AskNicely experienced a major incident on October 5, 2018 affecting AskNicely Application, lasting 7h 48m. The incident has been resolved; the full update timeline is below.
Affected components
Update timeline
- investigating Oct 05, 2018, 03:33 PM UTC
We are currently investigating a 502 error.
- monitoring Oct 05, 2018, 04:13 PM UTC
We've rolled out changes to try resolve issues accessing AskNicely, and are monitoring current status.
- identified Oct 05, 2018, 07:19 PM UTC
We have seen some performance issues that are causing some 502 and 504 errors. We are working hard to see where these are occurring, we will update this as we continue to find the root cause. All alert systems are operating as expected and now we are going through platform monitoring tool
- identified Oct 05, 2018, 07:34 PM UTC
We have identified the source of the problem that has been causing an exceptional high load.

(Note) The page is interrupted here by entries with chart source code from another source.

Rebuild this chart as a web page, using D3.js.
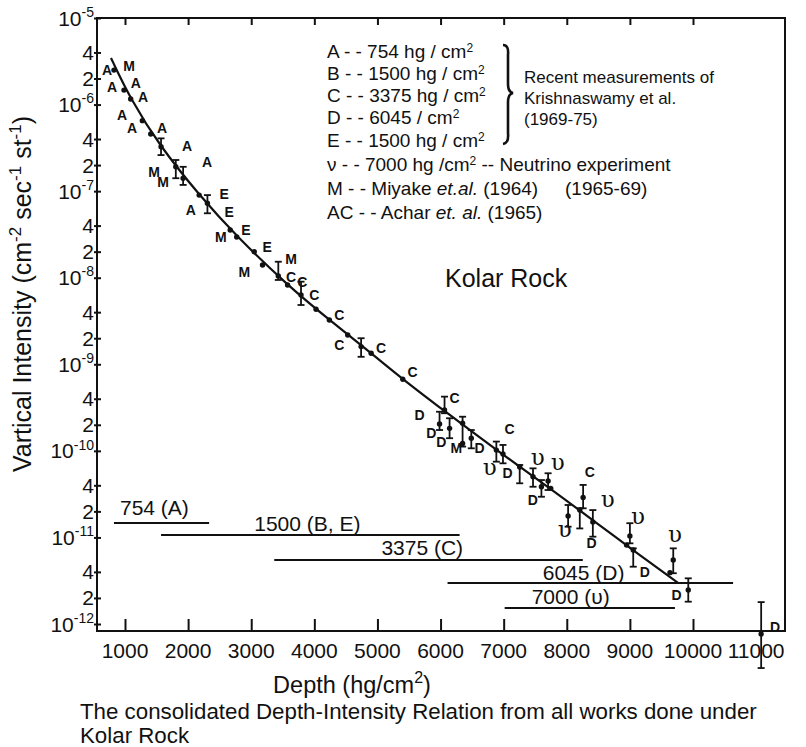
<!DOCTYPE html>
<html>
<head>
<meta charset="utf-8">
<script src="https://cdn.jsdelivr.net/npm/d3@7"></script>
<style>
body { margin: 0; background: #fff; }
svg text { font-family: "Liberation Sans", Arial, Helvetica, sans-serif; fill: #111; }
</style>
</head>
<body>
<svg id="chart" width="806" height="747"></svg>
<script>
//data
//fitted depth-intensity curve
var fitDepth = [778, 1090, 1540, 2175, 2778, 3571, 4238, 4900, 5397, 6063, 6884, 7730, 8444, 9048, 9762];
var fitIntensity = [3.45e-6, 1.15e-6, 3.41e-7, 9.0e-8, 2.95e-8, 8.24e-9, 3.25e-9, 1.35e-9, 6.76e-10, 2.88e-10, 1.02e-10, 3.72e-11, 1.52e-11, 7.16e-12, 2.98e-12];

//measured points (dots)
var dotDepth = [825, 984, 1090, 1275, 1408, 1571, 1805, 1921, 2175, 2306, 2667, 2770, 3048, 3179, 3429, 3576, 3789, 4027, 4238, 4529, 4741, 4900, 5402, 6063, 5984, 6143, 6349, 6349, 6487, 6884, 6989, 7254, 7465, 7598, 7704, 7746, 8021, 8206, 8259, 8413, 8948, 9000, 9053, 9687, 9635, 9925, 11080];
var dotIntensity = [2.5e-6, 1.47e-6, 1.16e-6, 6.52e-7, 4.57e-7, 3.26e-7, 1.91e-7, 1.41e-7, 9.0e-8, 7.25e-8, 3.56e-8, 2.95e-8, 2.0e-8, 1.40e-8, 1.05e-8, 8.24e-9, 6.31e-9, 4.32e-9, 3.25e-9, 2.18e-9, 1.60e-9, 1.34e-9, 6.71e-10, 2.96e-10, 2.04e-10, 1.82e-10, 2.08e-10, 1.22e-10, 1.40e-10, 1.02e-10, 9.2e-11, 6.52e-11, 5.02e-11, 3.85e-11, 4.49e-11, 3.69e-11, 1.77e-11, 2.07e-11, 2.90e-11, 1.51e-11, 8.18e-12, 1.04e-11, 7.16e-12, 5.48e-12, 3.92e-12, 2.47e-12, 7.66e-13];

//error bars
var errDepth = [1571, 1805, 1921, 2306, 3429, 3789, 4741, 6063, 5984, 6143, 6349, 6487, 6884, 6989, 7254, 7465, 7598, 7704, 8021, 8206, 8259, 8413, 9000, 9053, 9687, 9925, 11080];
var errLow = [2.61e-7, 1.41e-7, 1.18e-7, 5.55e-8, 9.42e-9, 4.84e-9, 1.22e-9, 2.72e-10, 1.74e-10, 1.40e-10, 1.12e-10, 1.07e-10, 7.50e-11, 7.18e-11, 4.22e-11, 3.85e-11, 2.95e-11, 3.53e-11, 1.33e-11, 1.27e-11, 2.17e-11, 1.02e-11, 8.55e-12, 4.59e-12, 3.86e-12, 1.81e-12, 3.1e-13];
var errHigh = [4.07e-7, 2.29e-7, 1.91e-7, 9.0e-8, 1.53e-8, 9.0e-9, 2.0e-9, 4.23e-10, 2.83e-10, 2.38e-10, 2.48e-10, 1.74e-10, 1.28e-10, 1.17e-10, 6.87e-11, 6.28e-11, 4.60e-11, 5.51e-11, 2.37e-11, 2.17e-11, 4.04e-11, 2.07e-11, 1.46e-11, 7.48e-12, 7.48e-12, 3.37e-12, 1.79e-12];

//letter markers [depth, intensity]
var markA = [[714, 2.51e-6], [794, 1.61e-6], [1170, 1.77e-6], [1286, 1.23e-6], [952, 7.6e-7], [1111, 5.37e-7], [1587, 5.37e-7], [1984, 3.35e-7], [2302, 2.19e-7], [2043, 6.05e-8]];
var markM = [[1063, 2.79e-6], [1460, 1.68e-7], [1603, 1.28e-7], [2519, 2.98e-8], [2889, 1.16e-8], [3630, 1.64e-8], [6249, 1.08e-10]];
var markE = [[2571, 9.27e-8], [2651, 5.74e-8], [2916, 3.56e-8], [3254, 2.28e-8]];
var markC = [[3630, 1.03e-8], [3810, 9.0e-9], [4000, 6.3e-9], [4397, 3.7e-9], [4397, 1.67e-9], [5059, 1.54e-9], [5556, 8.2e-10], [6222, 4.08e-10], [7095, 1.79e-10], [8365, 5.74e-11]];
var markD = [[5667, 2.59e-10], [5852, 1.61e-10], [6011, 1.28e-10], [6619, 1.08e-10], [7063, 5.54e-11], [7460, 2.70e-11], [8392, 8.63e-12], [9238, 4.02e-12], [9741, 2.16e-12], [11302, 9.3e-13]];
var markNu = [[6778, 6.34e-11], [7540, 8.28e-11], [7857, 7.24e-11], [8651, 2.70e-11], [7968, 1.22e-11], [9127, 1.73e-11], [9714, 1.07e-11]];

//depth ranges of each experiment
var rangeLabel = ['754 (A)', '1500 (B, E)', '3375 (C)', '6045 (D)', '7000 (\u03c5)'];
var rangeStart = [825, 1571, 3365, 6111, 7016];
var rangeEnd = [2333, 6302, 8254, 10635, 9714];
var rangeLevel = [1.47e-11, 1.07e-11, 5.48e-12, 2.98e-12, 1.53e-12];

//ticks
var xTicks = [1000, 2000, 3000, 4000, 5000, 6000, 7000, 8000, 9000, 10000];
var xTickLabels = [1000, 2000, 3000, 4000, 5000, 6000, 7000, 8000, 9000, 10000, 11000];
var yDecades = [-12, -11, -10, -9, -8, -7, -6, -5];
var yMinor = [2, 4];

//legend rows: [text, kind]
var legendRows = [
    [['A - - 754 hg / cm'], ['2', 'sup']],
    [['B - - 1500 hg / cm'], ['2', 'sup']],
    [['C - - 3375 hg / cm'], ['2', 'sup']],
    [['D - - 6045 / cm'], ['2', 'sup']],
    [['E - - 1500 hg / cm'], ['2', 'sup']],
    [['\u03bd - -  7000 hg /cm'], ['2', 'sup'], [' -- Neutrino experiment']],
    [['M - - Miyake '], ['et.al.', 'it'], [' (1964)']],
    [['AC - - Achar '], ['et. al.', 'it'], [' (1965)']]
];
var noteLines = ['Recent measurements of', 'Krishnaswamy et al.', '(1969-75)'];

//sizes
var frame = {left: 97, top: 18, right: 785, bottom: 631};

var svg = d3.select('#chart');

//scales
var x = d3.scaleLinear().domain([1000, 10000]).range([125, 693]);
var y = d3.scaleLog().domain([1e-12, 1e-5]).range([624, 18]);

//text with superscripts / italics
function rich(el, parts, size, supScale, raise) {
    supScale = supScale || 0.68;
    raise = raise || 0.42;
    var up = false;
    parts.forEach(function(p) {
        var t = el.append('tspan').text(p[0]);
        if (p[1] == 'sup') {
            t.attr('font-size', Math.round(size * supScale));
            if (!up) t.attr('dy', -size * raise);
            up = true;
        } else {
            if (up) t.attr('dy', size * raise);
            up = false;
            if (p[1] == 'it') t.attr('font-style', 'italic');
        }
    });
}

//frame
svg.append('rect')
    .attr('x', frame.left)
    .attr('y', frame.top)
    .attr('width', frame.right - frame.left)
    .attr('height', frame.bottom - frame.top)
    .attr('fill', 'none')
    .attr('stroke', '#111')
    .attr('stroke-width', 2);

//axes
var yTickValues = [];
yDecades.forEach(function(e) {
    yTickValues.push(Math.pow(10, e));
    if (e < -5) yMinor.forEach(function(m) { yTickValues.push(m * Math.pow(10, e)); });
});

function styleAxis(g) {
    g.select('.domain').remove();
    g.selectAll('.tick line').attr('stroke', '#111').attr('stroke-width', 2);
}

svg.append('g')
    .attr('transform', 'translate(' + (frame.left - 3) + ',0)')
    .call(d3.axisLeft(y).tickValues(yTickValues).tickSize(-7).tickFormat(''))
    .call(styleAxis);

svg.append('g')
    .attr('transform', 'translate(0,' + frame.bottom + ')')
    .call(d3.axisBottom(x).tickValues(xTicks).tickSize(-12).tickFormat(''))
    .call(styleAxis);

svg.append('g')
    .attr('transform', 'translate(0,' + frame.top + ')')
    .call(d3.axisTop(x).tickValues(xTicks).tickSize(-7).tickFormat(''))
    .call(styleAxis);

//y tick labels
yTickValues.forEach(function(v) {
    var e = Math.round(Math.log10(v));
    var isDecade = Math.abs(v - Math.pow(10, e)) < 1e-20;
    var t = svg.append('text')
        .attr('x', 94)
        .attr('y', y(v))
        .attr('dy', '0.36em')
        .attr('text-anchor', 'end')
        .attr('font-size', 21);
    if (isDecade) rich(t, [['10'], [String(e), 'sup']], 21);
    else t.text(Math.round(v / Math.pow(10, Math.floor(Math.log10(v)))));
});

//x tick labels
svg.selectAll('.x-label')
    .data(xTickLabels)
    .enter().append('text')
    .attr('class', 'x-label')
    .attr('x', function(d) { return x(d); })
    .attr('y', 658)
    .attr('text-anchor', 'middle')
    .attr('font-size', 21)
    .text(function(d) { return d; });

//axis titles + caption
var yTitle = svg.append('text')
    .attr('transform', 'translate(31,294) rotate(-90)')
    .attr('text-anchor', 'middle')
    .attr('font-size', 25);
rich(yTitle, [['Vartical Intensity (cm'], ['-2', 'sup'], [' sec'], ['-1', 'sup'], [' st'], ['-1', 'sup'], [')']], 25);

var xTitle = svg.append('text')
    .attr('x', 352)
    .attr('y', 693)
    .attr('text-anchor', 'middle')
    .attr('font-size', 23.5);
rich(xTitle, [['Depth (hg/cm'], ['2', 'sup'], [')']], 23.5);

svg.append('text')
    .attr('x', 80)
    .attr('y', 719)
    .attr('font-size', 22.3)
    .text('The consolidated Depth-Intensity Relation from all works done under');

svg.append('text')
    .attr('x', 80)
    .attr('y', 743)
    .attr('font-size', 22.3)
    .text('Kolar Rock');

svg.append('text')
    .attr('x', 445)
    .attr('y', 287)
    .attr('font-size', 25)
    .text('Kolar Rock');

//depth range bars
var ranges = d3.range(rangeLabel.length).map(function(i) {
    return {label: rangeLabel[i], start: rangeStart[i], end: rangeEnd[i], level: rangeLevel[i]};
});
//where each range label sits (depth of its left edge, px above the bar)
var rangeLabelAt = [[921, 8], [3048, 4], [5063, 5], [7619, 3], [7444, 4]];

svg.selectAll('.range-line')
    .data(ranges)
    .enter().append('line')
    .attr('class', 'range-line')
    .attr('x1', function(d) { return x(d.start); })
    .attr('x2', function(d) { return x(d.end); })
    .attr('y1', function(d) { return y(d.level); })
    .attr('y2', function(d) { return y(d.level); })
    .attr('stroke', '#111')
    .attr('stroke-width', 2);

svg.selectAll('.range-label')
    .data(ranges)
    .enter().append('text')
    .attr('class', 'range-label')
    .attr('x', function(d, i) { return x(rangeLabelAt[i][0]); })
    .attr('y', function(d, i) { return y(d.level) - rangeLabelAt[i][1]; })
    .attr('font-size', 21)
    .text(function(d) { return d.label; });

//fitted line
var line = d3.line()
    .x(function(d) { return x(d[0]); })
    .y(function(d) { return y(d[1]); })
    .curve(d3.curveBasis);

svg.append('path')
    .datum(d3.zip(fitDepth, fitIntensity))
    .attr('d', line)
    .attr('fill', 'none')
    .attr('stroke', '#111')
    .attr('stroke-width', 2.2);

//error bars
var errs = d3.range(errDepth.length).map(function(i) {
    return {depth: errDepth[i], lo: errLow[i], hi: errHigh[i]};
});
var errG = svg.append('g').attr('stroke', '#111').attr('stroke-width', 1.8);
errs.forEach(function(d) {
    var cx = x(d.depth);
    errG.append('line').attr('x1', cx).attr('x2', cx).attr('y1', y(d.hi)).attr('y2', y(d.lo));
    errG.append('line').attr('x1', cx - 3.5).attr('x2', cx + 3.5).attr('y1', y(d.hi)).attr('y2', y(d.hi));
    errG.append('line').attr('x1', cx - 3.5).attr('x2', cx + 3.5).attr('y1', y(d.lo)).attr('y2', y(d.lo));
});

//dots
svg.selectAll('.dot')
    .data(d3.zip(dotDepth, dotIntensity))
    .enter().append('circle')
    .attr('class', 'dot')
    .attr('cx', function(d) { return x(d[0]); })
    .attr('cy', function(d) { return y(d[1]); })
    .attr('r', 2.7)
    .attr('fill', '#111');

//letter markers
var markSets = [
    {letter: 'A', pts: markA},
    {letter: 'M', pts: markM},
    {letter: 'E', pts: markE},
    {letter: 'C', pts: markC},
    {letter: 'D', pts: markD}
];
markSets.forEach(function(s) {
    svg.selectAll('.mark-' + s.letter)
        .data(s.pts)
        .enter().append('text')
        .attr('class', 'mark-' + s.letter)
        .attr('x', function(d) { return x(d[0]); })
        .attr('y', function(d) { return y(d[1]); })
        .attr('dy', '0.36em')
        .attr('text-anchor', 'middle')
        .attr('font-size', 14)
        .attr('font-weight', 'bold')
        .text(s.letter);
});

svg.selectAll('.mark-nu')
    .data(markNu)
    .enter().append('text')
    .attr('class', 'mark-nu')
    .attr('x', function(d) { return x(d[0]); })
    .attr('y', function(d) { return y(d[1]); })
    .attr('dy', '0.3em')
    .attr('text-anchor', 'middle')
    .attr('font-size', 23)
    .style('font-family', '"DejaVu Serif", serif')
    .text('\u03c5');

//legend
var legendBase = [58, 80, 102, 124, 147, 171, 195, 219];
legendRows.forEach(function(row, i) {
    var t = svg.append('text')
        .attr('x', 327)
        .attr('y', legendBase[i])
        .attr('font-size', 19);
    rich(t, row, 19, 0.62, 0.34);
});

svg.append('text')
    .attr('x', 565)
    .attr('y', legendBase[6])
    .attr('font-size', 19)
    .text('(1965-69)');

//brace
svg.append('path')
    .attr('d', 'M503,45 Q509,45 508,55 L508,84 Q508,92 513,93 Q508,94 508,102 L508,133 Q509,143 503,144')
    .attr('fill', 'none')
    .attr('stroke', '#111')
    .attr('stroke-width', 2.6);

noteLines.forEach(function(s, i) {
    svg.append('text')
        .attr('x', 524)
        .attr('y', [83, 104, 125][i])
        .attr('font-size', 17)
        .text(s);
});
</script>
</body>
</html>
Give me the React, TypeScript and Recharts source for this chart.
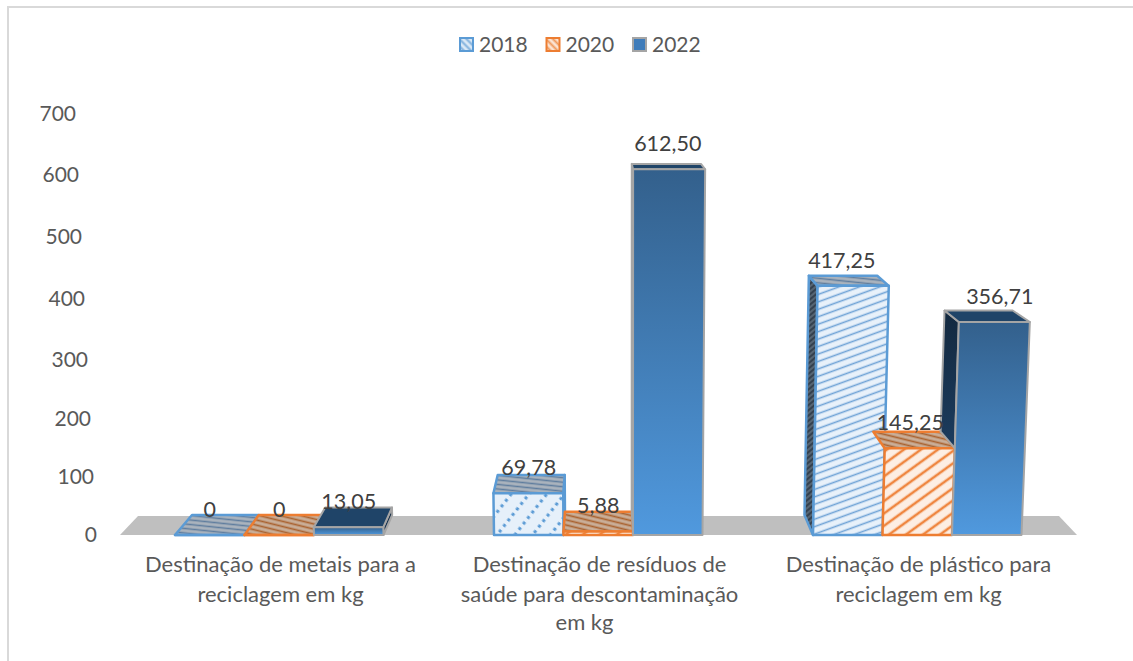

- monitoring Oct 05, 2018, 07:36 PM UTC
We are now monitoring the situation the situation and all our monitoring tools are reporting the system is operating within expected parameters.
- monitoring Oct 05, 2018, 11:19 PM UTC
We are continuing to monitor for any further issues.
- resolved Oct 05, 2018, 11:22 PM UTC
We have now resolved this incident and identified the cause. The engineering team are now doing a postmortem of the event to prevent this happening in the future.
- postmortem Oct 06, 2018, 07:54 AM UTC
We’ve identified endpoints that were not properly rate limited and when receiving a high volume of traffic were causing infrastructure issues. We’re working on better rate limiting coverage rolled out to prevent further outages.